** START OF ENTRIES SUPPLIED **

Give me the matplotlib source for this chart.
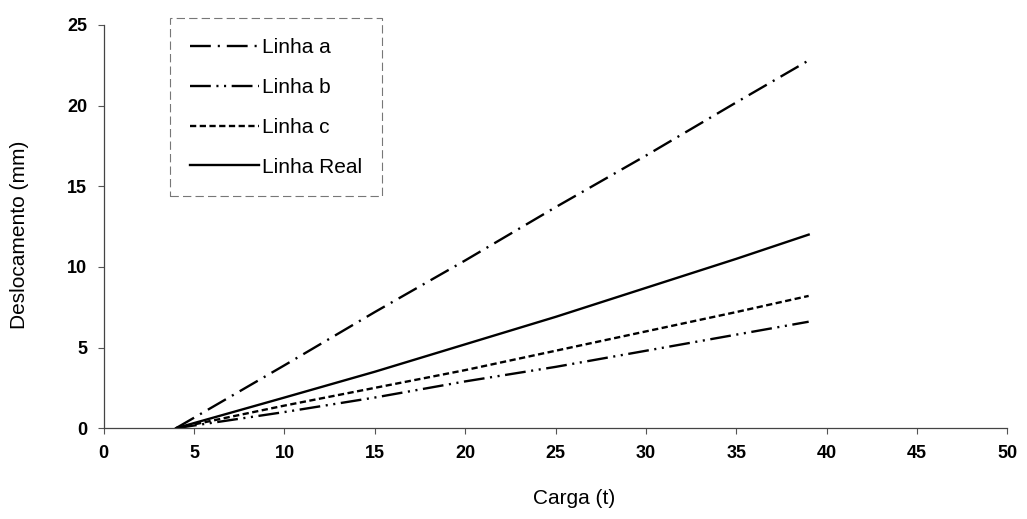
import matplotlib
matplotlib.use("Agg")
import matplotlib.pyplot as plt

plt.rcParams['font.family'] = ['Liberation Sans', 'DejaVu Sans']
plt.rcParams['lines.scale_dashes'] = False

carga = [4, 10, 15, 20, 25, 30, 35, 39]
linha_a = [0, 3.9, 7.2, 10.4, 13.7, 16.9, 20.2, 22.8]
linha_b = [0, 1.0, 1.9, 2.9, 3.8, 4.8, 5.8, 6.6]
linha_c = [0, 1.4, 2.5, 3.6, 4.8, 6.0, 7.2, 8.2]
linha_real = [0, 1.9, 3.5, 5.2, 6.9, 8.7, 10.5, 12.0]

labels = ['Linha a', 'Linha b', 'Linha c', 'Linha Real']
xticks = [0, 5, 10, 15, 20, 25, 30, 35, 40, 45, 50]
yticks = [0, 5, 10, 15, 20, 25]

fig = plt.figure(figsize=(10.27, 5.19), dpi=100)
ax = fig.add_axes([0.101, 0.175, 0.880, 0.777])

lw = 1.7
ax.plot(carga, linha_a, color='black', lw=lw, dashes=(15, 5, 1.5, 5), label=labels[0])
ax.plot(carga, linha_b, color='black', lw=lw, dashes=(15, 4, 1.5, 4, 1.5, 4), label=labels[1])
ax.plot(carga, linha_c, color='black', lw=lw, dashes=(4.5, 2.5), label=labels[2])
ax.plot(carga, linha_real, color='black', lw=lw, linestyle='-', label=labels[3])

ax.set_xlim(0, 50)
ax.set_ylim(0, 25)
ax.set_xticks(xticks)
ax.set_yticks(yticks)
ax.set_xticklabels([str(t) for t in xticks], fontsize=13, fontweight='bold')
ax.set_yticklabels([str(t) for t in yticks], fontsize=13, fontweight='bold')
ax.tick_params(axis='both', direction='out', length=4, width=0.8, color='#555555', pad=8)

for s in ['top', 'right']:
    ax.spines[s].set_visible(False)
for s in ['left', 'bottom']:
    ax.spines[s].set_color('#444444')
    ax.spines[s].set_linewidth(0.9)

ax.set_xlabel('Carga (t)', fontsize=15)
ax.xaxis.set_label_coords(0.52, -0.15)
ax.set_ylabel('Deslocamento (mm)', fontsize=15)
ax.yaxis.set_label_coords(-0.083, 0.48)

leg = ax.legend(loc='upper left', bbox_to_anchor=(0.062, 1.042), fontsize=15,
                handlelength=3.3, handletextpad=0.15, labelspacing=1.0,
                borderpad=0.95, fancybox=False, frameon=True)
fr = leg.get_frame()
fr.set_edgecolor('#555555')
fr.set_linestyle((0, (6, 3)))
fr.set_linewidth(0.8)

fig.savefig('out.png', dpi=100)
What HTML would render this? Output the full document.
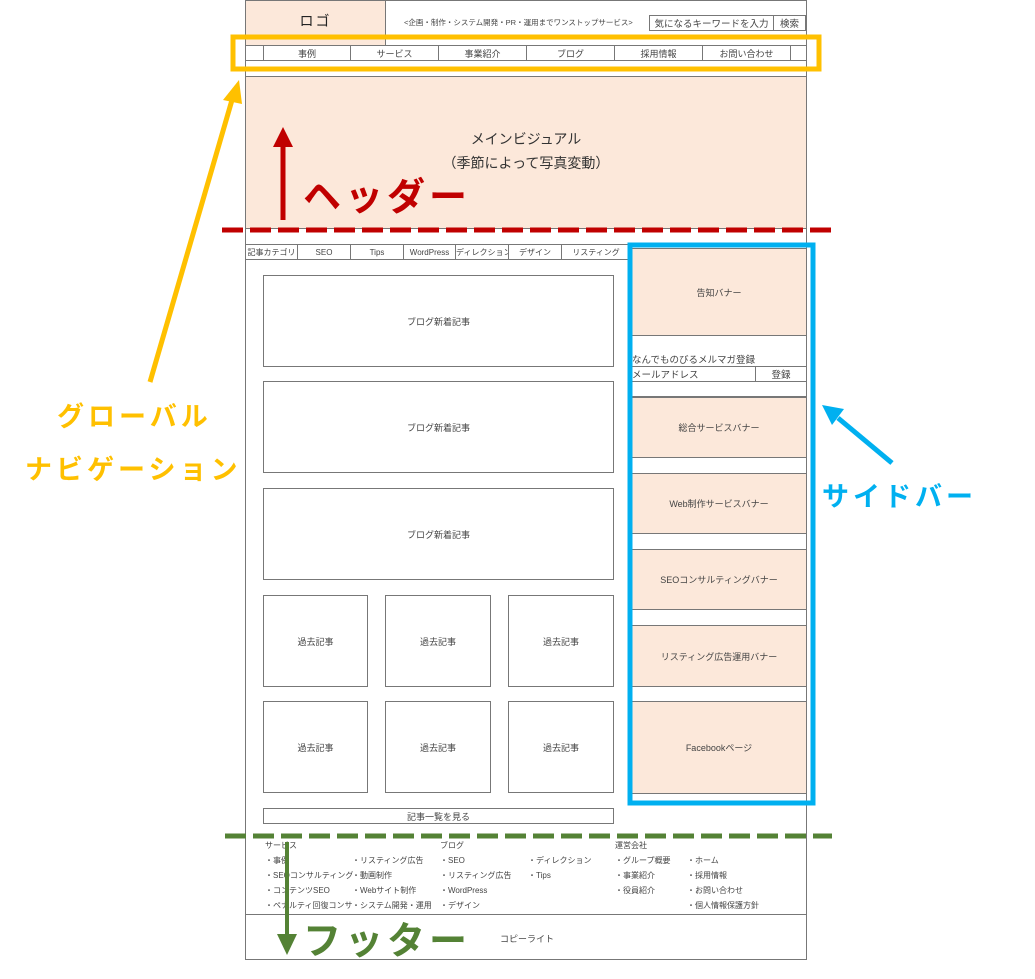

** END OF ENTRIES SUPPLIED **

AIM OF THE EXERCISE:
Quote the records above exactly, leaving out any pictures.

OUTPUT OF THE TASK:
Give me the matplotlib source for this chart.
import matplotlib
matplotlib.use("Agg")
import matplotlib.pyplot as plt

plt.rcParams['font.family'] = ['Liberation Sans', 'DejaVu Sans']
plt.rcParams['lines.scale_dashes'] = False

carga = [4, 10, 15, 20, 25, 30, 35, 39]
linha_a = [0, 3.9, 7.2, 10.4, 13.7, 16.9, 20.2, 22.8]
linha_b = [0, 1.0, 1.9, 2.9, 3.8, 4.8, 5.8, 6.6]
linha_c = [0, 1.4, 2.5, 3.6, 4.8, 6.0, 7.2, 8.2]
linha_real = [0, 1.9, 3.5, 5.2, 6.9, 8.7, 10.5, 12.0]

labels = ['Linha a', 'Linha b', 'Linha c', 'Linha Real']
xticks = [0, 5, 10, 15, 20, 25, 30, 35, 40, 45, 50]
yticks = [0, 5, 10, 15, 20, 25]

fig = plt.figure(figsize=(10.27, 5.19), dpi=100)
ax = fig.add_axes([0.101, 0.175, 0.880, 0.777])

lw = 1.7
ax.plot(carga, linha_a, color='black', lw=lw, dashes=(15, 5, 1.5, 5), label=labels[0])
ax.plot(carga, linha_b, color='black', lw=lw, dashes=(15, 4, 1.5, 4, 1.5, 4), label=labels[1])
ax.plot(carga, linha_c, color='black', lw=lw, dashes=(4.5, 2.5), label=labels[2])
ax.plot(carga, linha_real, color='black', lw=lw, linestyle='-', label=labels[3])

ax.set_xlim(0, 50)
ax.set_ylim(0, 25)
ax.set_xticks(xticks)
ax.set_yticks(yticks)
ax.set_xticklabels([str(t) for t in xticks], fontsize=13, fontweight='bold')
ax.set_yticklabels([str(t) for t in yticks], fontsize=13, fontweight='bold')
ax.tick_params(axis='both', direction='out', length=4, width=0.8, color='#555555', pad=8)

for s in ['top', 'right']:
    ax.spines[s].set_visible(False)
for s in ['left', 'bottom']:
    ax.spines[s].set_color('#444444')
    ax.spines[s].set_linewidth(0.9)

ax.set_xlabel('Carga (t)', fontsize=15)
ax.xaxis.set_label_coords(0.52, -0.15)
ax.set_ylabel('Deslocamento (mm)', fontsize=15)
ax.yaxis.set_label_coords(-0.083, 0.48)

leg = ax.legend(loc='upper left', bbox_to_anchor=(0.062, 1.042), fontsize=15,
                handlelength=3.3, handletextpad=0.15, labelspacing=1.0,
                borderpad=0.95, fancybox=False, frameon=True)
fr = leg.get_frame()
fr.set_edgecolor('#555555')
fr.set_linestyle((0, (6, 3)))
fr.set_linewidth(0.8)

fig.savefig('out.png', dpi=100)
What HTML would render this? Output the full document.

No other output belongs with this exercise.